- [PROBLEM DESCRIPTION]: Only the lines from the start of the data through the line with "const NoShape = () => <g />;" belong in the copy. Restate them word for word, minus the pictures.

- [MATERIAL PROVIDED]:
========

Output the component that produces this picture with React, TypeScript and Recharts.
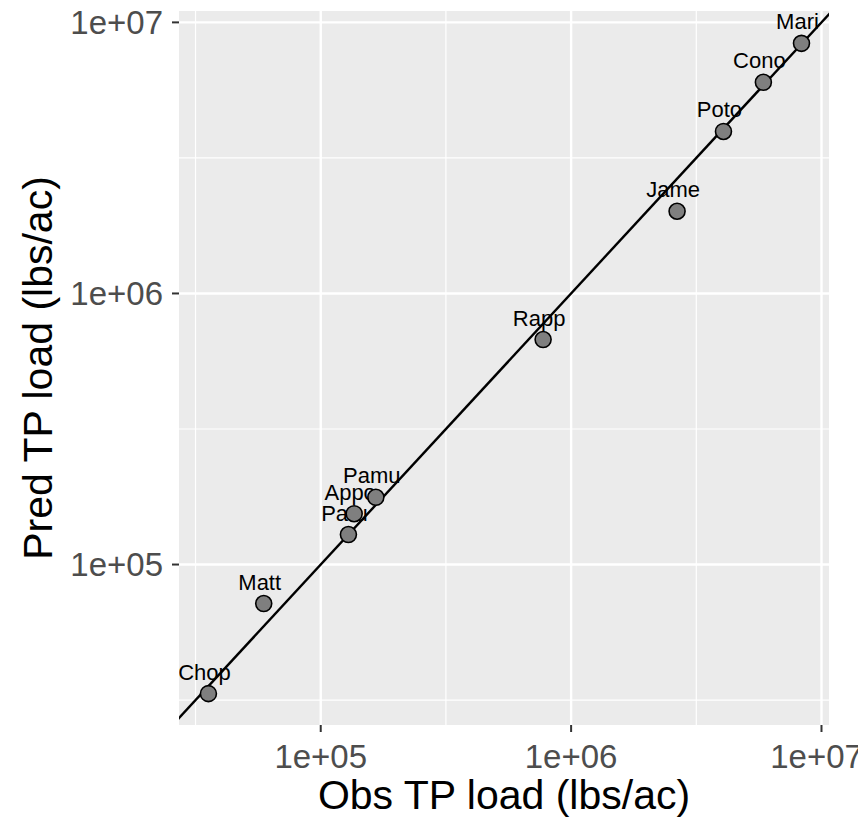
import { ScatterChart, Scatter, XAxis, YAxis, ReferenceLine, ReferenceArea, Label } from 'recharts';

const sites = ['Mari', 'Cono', 'Poto', 'Jame', 'Rapp', 'Pamu', 'Appo', 'Paru', 'Matt', 'Chop'];
const obsLoad = [8.32e6, 5.86e6, 4.06e6, 2.65e6, 7.73e5, 1.66e5, 1.36e5, 1.29e5, 5.92e4, 3.56e4];
const predLoad = [8.37e6, 6.01e6, 3.96e6, 2.01e6, 6.76e5, 1.77e5, 1.54e5, 1.29e5, 7.18e4, 3.34e4];

const majorBreaks = [1e5, 1e6, 1e7];
const minorBreaks = [31623, 316228, 3162278];
const xDomain = [27160, 10715000];
const yDomain = [25590, 11015000];
// 1:1 reference line, clipped to the panel
const oneToOne = [{ x: 1e4, y: 1e4 }, { x: 1e8, y: 1e8 }];

const points = sites.map((name, i) => ({ name, x: obsLoad[i], y: predLoad[i] }));

const FONT = '"Liberation Sans", Arial, Helvetica, sans-serif';
const sci = (v: number) => {
  const e = Math.round(Math.log10(v));
  return `1e+${String(e).padStart(2, '0')}`;
};

const Dot = (p: any) => (
  <circle cx={p.cx} cy={p.cy} r={8} fill="#7F7F7F" stroke="#000" strokeWidth={1.6} />
);
const Tag = (p: any) => (
  <text x={p.cx - 4} y={p.cy - 14} textAnchor="middle" fontSize={22} fontFamily={FONT} fill="#000">
    {p.payload.name}
  </text>
);
const NoShape = () => <g />;

export default function App() {
  return (
    <div style={{ position: 'absolute', left: 0, top: 0 }}>
      <ScatterChart width={858} height={818} margin={{ top: 11, right: 29, bottom: 0, left: 0 }}>
        <XAxis
          type="number" dataKey="x" scale="log" domain={xDomain} allowDataOverflow
          ticks={majorBreaks} tickFormatter={sci} height={93}
          axisLine={false} tickLine={{ stroke: '#333333', strokeWidth: 2 }} tickSize={7} tickMargin={13}
          tick={{ fontSize: 33, fill: '#4D4D4D', fontFamily: FONT }}
        >
          <Label
            content={({ viewBox }: any) => (
              <text x={viewBox.x + viewBox.width / 2} y={viewBox.y + 84} textAnchor="middle"
                fontSize={41} fontFamily={FONT} fill="#000">Obs TP load (lbs/ac)</text>
            )}
          />
        </XAxis>
        <YAxis
          type="number" dataKey="y" scale="log" domain={yDomain} allowDataOverflow
          ticks={majorBreaks} tickFormatter={sci} width={179}
          axisLine={false} tickLine={{ stroke: '#333333', strokeWidth: 2 }} tickSize={7} tickMargin={9}
          tick={{ fontSize: 33, fill: '#4D4D4D', fontFamily: FONT }}
        >
          <Label
            content={({ viewBox }: any) => {
              const cx = 52;
              const cy = viewBox.y + viewBox.height / 2;
              return (
                <text x={cx} y={cy} transform={`rotate(-90 ${cx} ${cy})`} textAnchor="middle"
                  fontSize={41} fontFamily={FONT} fill="#000">Pred TP load (lbs/ac)</text>
              );
            }}
          />
        </YAxis>
        <ReferenceArea x1={xDomain[0]} x2={xDomain[1]} y1={yDomain[0]} y2={yDomain[1]}
          fill="#EBEBEB" fillOpacity={1} stroke="none" ifOverflow="visible" />
        {minorBreaks.map(v => <ReferenceLine key={'vx' + v} x={v} stroke="#fff" strokeWidth={1.2} />)}
        {minorBreaks.map(v => <ReferenceLine key={'hy' + v} y={v} stroke="#fff" strokeWidth={1.2} />)}
        {majorBreaks.map(v => <ReferenceLine key={'VX' + v} x={v} stroke="#fff" strokeWidth={2.4} />)}
        {majorBreaks.map(v => <ReferenceLine key={'HY' + v} y={v} stroke="#fff" strokeWidth={2.4} />)}
        <Scatter data={points} shape={Tag} isAnimationActive={false} />
        <Scatter data={oneToOne} line={{ stroke: '#000', strokeWidth: 2.4 }} shape={NoShape} isAnimationActive={false} />
        <Scatter data={points} shape={Dot} isAnimationActive={false} />
      </ScatterChart>
    </div>
  );
}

========

- [ANSWER FOR THIS EXERCISE]:
Output the component that produces this picture with React, TypeScript and Recharts.
import { ScatterChart, Scatter, XAxis, YAxis, ReferenceLine, ReferenceArea, Label } from 'recharts';

const sites = ['Mari', 'Cono', 'Poto', 'Jame', 'Rapp', 'Pamu', 'Appo', 'Paru', 'Matt', 'Chop'];
const obsLoad = [8.32e6, 5.86e6, 4.06e6, 2.65e6, 7.73e5, 1.66e5, 1.36e5, 1.29e5, 5.92e4, 3.56e4];
const predLoad = [8.37e6, 6.01e6, 3.96e6, 2.01e6, 6.76e5, 1.77e5, 1.54e5, 1.29e5, 7.18e4, 3.34e4];

const majorBreaks = [1e5, 1e6, 1e7];
const minorBreaks = [31623, 316228, 3162278];
const xDomain = [27160, 10715000];
const yDomain = [25590, 11015000];
// 1:1 reference line, clipped to the panel
const oneToOne = [{ x: 1e4, y: 1e4 }, { x: 1e8, y: 1e8 }];

const points = sites.map((name, i) => ({ name, x: obsLoad[i], y: predLoad[i] }));

const FONT = '"Liberation Sans", Arial, Helvetica, sans-serif';
const sci = (v: number) => {
  const e = Math.round(Math.log10(v));
  return `1e+${String(e).padStart(2, '0')}`;
};

const Dot = (p: any) => (
  <circle cx={p.cx} cy={p.cy} r={8} fill="#7F7F7F" stroke="#000" strokeWidth={1.6} />
);
const Tag = (p: any) => (
  <text x={p.cx - 4} y={p.cy - 14} textAnchor="middle" fontSize={22} fontFamily={FONT} fill="#000">
    {p.payload.name}
  </text>
);
const NoShape = () => <g />;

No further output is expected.